70th count down PDC img: 12 meeting rules
  1. Know why you’re there: Identify what points are most relevant to you, plan what you want to say and make sure you say them! If you’re not confident in meetings, roleplay with a colleague before. This will give you a chance to practise.
  2. Be clear about your outcomes:  Make them SMART. Specific, Measurable, Achievable, Realistic and Time-bound goals are going to get done. 
  3. Have a clear agenda: Read it before the meeting, work out what you need to communicate and make notes. During the meeting, take more notes on what is said. Most importantly, stick to the agenda!
  4. Be an active listener: Engage with other people’s contribution. Ask questions, echo their ideas, respond positively. Engaged participants make a meeting quicker and more effective!
  5. Have positive and welcoming body language: Sit with your hands above the table and feet flat on the floor. Sitting straight will make it easier to focus and make you look more professional.
  6. Ensure equal participation: When you’re chairing a meeting, it’s easy to let some people dominate and others be passive. Making sure everyone speaks will lead to a better outcome!
  7. Check everybody knows what’s been decided and what they need to do: Don’t fall into the trap of not reviewing and summarising what’s been discussed! Make sure everyone is clear on the action points and deadlines.
  8. Keep it short: The most effective meetings are short meetings.
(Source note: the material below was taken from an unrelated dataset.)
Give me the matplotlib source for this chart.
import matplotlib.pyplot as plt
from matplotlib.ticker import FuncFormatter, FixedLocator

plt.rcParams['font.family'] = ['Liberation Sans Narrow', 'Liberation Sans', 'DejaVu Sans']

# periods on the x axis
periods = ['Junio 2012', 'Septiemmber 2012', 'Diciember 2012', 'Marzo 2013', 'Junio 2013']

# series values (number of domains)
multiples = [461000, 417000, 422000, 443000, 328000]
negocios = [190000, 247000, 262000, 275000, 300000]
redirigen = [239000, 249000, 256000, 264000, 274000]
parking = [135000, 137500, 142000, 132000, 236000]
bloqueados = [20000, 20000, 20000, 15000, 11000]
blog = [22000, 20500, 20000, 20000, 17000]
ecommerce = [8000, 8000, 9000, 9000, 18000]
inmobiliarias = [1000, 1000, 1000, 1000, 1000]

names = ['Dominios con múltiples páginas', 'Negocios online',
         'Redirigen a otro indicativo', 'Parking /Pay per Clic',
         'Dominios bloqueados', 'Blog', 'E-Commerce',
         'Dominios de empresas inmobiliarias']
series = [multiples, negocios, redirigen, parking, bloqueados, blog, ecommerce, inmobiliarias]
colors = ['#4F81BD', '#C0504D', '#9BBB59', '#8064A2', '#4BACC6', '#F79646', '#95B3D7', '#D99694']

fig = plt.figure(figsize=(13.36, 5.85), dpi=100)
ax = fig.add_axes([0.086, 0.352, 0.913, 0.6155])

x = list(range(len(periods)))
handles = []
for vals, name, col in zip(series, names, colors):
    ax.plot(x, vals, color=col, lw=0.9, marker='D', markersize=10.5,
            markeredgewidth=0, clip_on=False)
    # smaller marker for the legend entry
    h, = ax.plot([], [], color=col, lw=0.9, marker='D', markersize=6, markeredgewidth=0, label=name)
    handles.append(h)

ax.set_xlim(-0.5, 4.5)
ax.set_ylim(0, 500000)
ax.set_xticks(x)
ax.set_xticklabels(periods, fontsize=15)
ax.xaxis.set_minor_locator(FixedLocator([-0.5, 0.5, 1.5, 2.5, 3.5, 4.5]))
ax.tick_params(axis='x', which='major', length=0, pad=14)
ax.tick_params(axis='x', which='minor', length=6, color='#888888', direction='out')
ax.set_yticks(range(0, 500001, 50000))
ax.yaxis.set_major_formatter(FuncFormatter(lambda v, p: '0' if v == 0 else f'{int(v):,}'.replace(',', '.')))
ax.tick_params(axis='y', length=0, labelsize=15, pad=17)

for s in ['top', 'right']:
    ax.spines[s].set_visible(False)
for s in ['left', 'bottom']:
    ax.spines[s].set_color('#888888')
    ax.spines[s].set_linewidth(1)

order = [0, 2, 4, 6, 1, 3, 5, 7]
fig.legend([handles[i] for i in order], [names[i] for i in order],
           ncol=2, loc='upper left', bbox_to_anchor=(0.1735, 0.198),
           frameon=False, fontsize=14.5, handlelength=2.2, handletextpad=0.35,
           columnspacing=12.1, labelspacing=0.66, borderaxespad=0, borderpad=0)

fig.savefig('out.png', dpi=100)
After 60 minutes, everyone’s concentration is on the wane and people lose focus. Experiment with standing up for meetings or having walking meetings!
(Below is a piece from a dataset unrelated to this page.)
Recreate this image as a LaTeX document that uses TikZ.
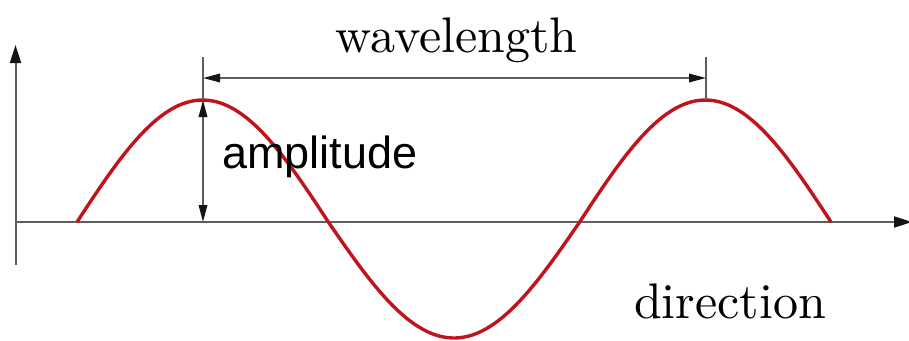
\documentclass[tikz,border=0pt]{standalone}
\usepackage{fontspec}
\newfontfamily\arialfont{Liberation Sans}
\newfontfamily\lmten{lmroman10-regular.otf}
\usetikzlibrary{arrows.meta}
\definecolor{axisgray}{HTML}{5E5E5E}
\definecolor{headblack}{HTML}{151515}
\definecolor{wavered}{HTML}{C0141C}
\tikzset{
  axisline/.style={draw=axisgray, line width=2pt},
  axisarrow/.style={axisline, -{Triangle[length=18pt,width=11pt,color=headblack]}},
  dimline/.style={draw=axisgray, line width=1.8pt},
  dimarrow/.style={dimline, {Triangle[length=17pt,width=8.5pt,color=headblack]}-{Triangle[length=17pt,width=8.5pt,color=headblack]}},
  waveline/.style={draw=wavered, line width=3.4pt},
  serifbig/.style={font=\lmten\fontsize{50}{60}\selectfont, anchor=base, inner sep=0pt},
  sansbig/.style={font=\arialfont\fontsize{45}{54}\selectfont, anchor=base, inner sep=0pt},
}
\begin{document}
\begin{tikzpicture}[x=1pt, y=-1pt]
\useasboundingbox (0,0) rectangle (909,340);
% axes
\coordinate (ytop) at (15.5,45);
\coordinate (ybot) at (15.5,265);
\coordinate (xleft) at (15.5,222);
\coordinate (xright) at (912,222);
\draw[axisarrow] (ybot) -- (ytop);
\draw[axisarrow] (xleft) -- (xright);
% wave
\draw[waveline, domain=77:328.33, samples=60, smooth, variable=\t]
  plot (\t, {222-122*sin((\t-77)/502.67*360)});
\draw[waveline, domain=328.33:579.67, samples=60, smooth, variable=\t]
  plot (\t, {222-116*sin((\t-77)/502.67*360)});
\draw[waveline, domain=579.67:831, samples=60, smooth, variable=\t]
  plot (\t, {222-122*sin((\t-77)/502.67*360)});
% dimension marks
\coordinate (peakA) at (203,100);
\coordinate (peakB) at (706,100);
\coordinate (tickA) at (203,57);
\coordinate (tickB) at (706,57);
\coordinate (baseA) at (203,222);
\coordinate (wlA) at (203,78);
\coordinate (wlB) at (706,78);
\draw[dimline] (tickA) -- (peakA);
\draw[dimline] (tickB) -- (peakB);
\draw[dimarrow] (wlA) -- (wlB);
\draw[dimarrow] (peakA) -- (baseA);
% labels
\node[serifbig] (wavelength) at (456.5,52) {wavelength};
\node[sansbig] (amplitude) at (320,168) {amplitude};
\node[serifbig] (direction) at (730,318) {direction};
\end{tikzpicture}
\end{document}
  9. Vary where you meet: Regular meetings or meetings at the end of the week can feel stale and low energy. Move them to a new location to encourage new perspectives. Try a different room on a different floor, or move to a café!
  10. Invite fewer people: Look at the list of attendees. Do they all really need to be there? Can teams be represented by one person? Who will be making the decisions? Smaller groups make meetings more quickly than larger groups!
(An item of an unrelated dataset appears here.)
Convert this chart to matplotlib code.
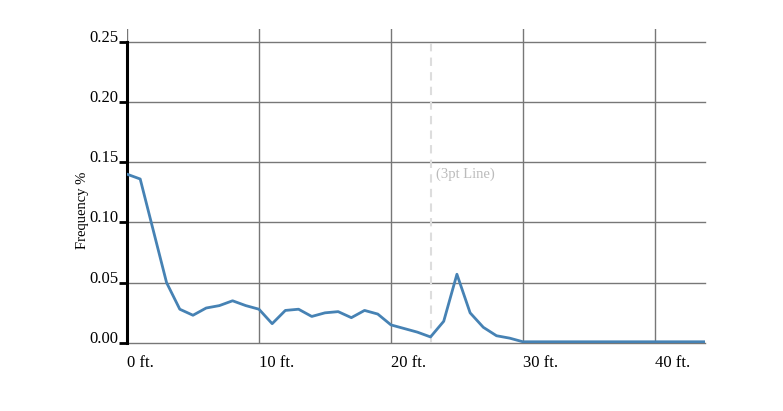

  11. Be on time: It sounds obvious, but too many of us wait until the last minute to leave for a meeting. Part of being prepared is allowing sufficient time to get there without rushing. Not only will you feel more ready, you’ll look more professional!
  12. Follow up: This is a natural part of managing communication. Keep up-to-date with how action points are progressing. Ask for feedback. Be open to suggestions. Keeping people engaged will keep them motivated!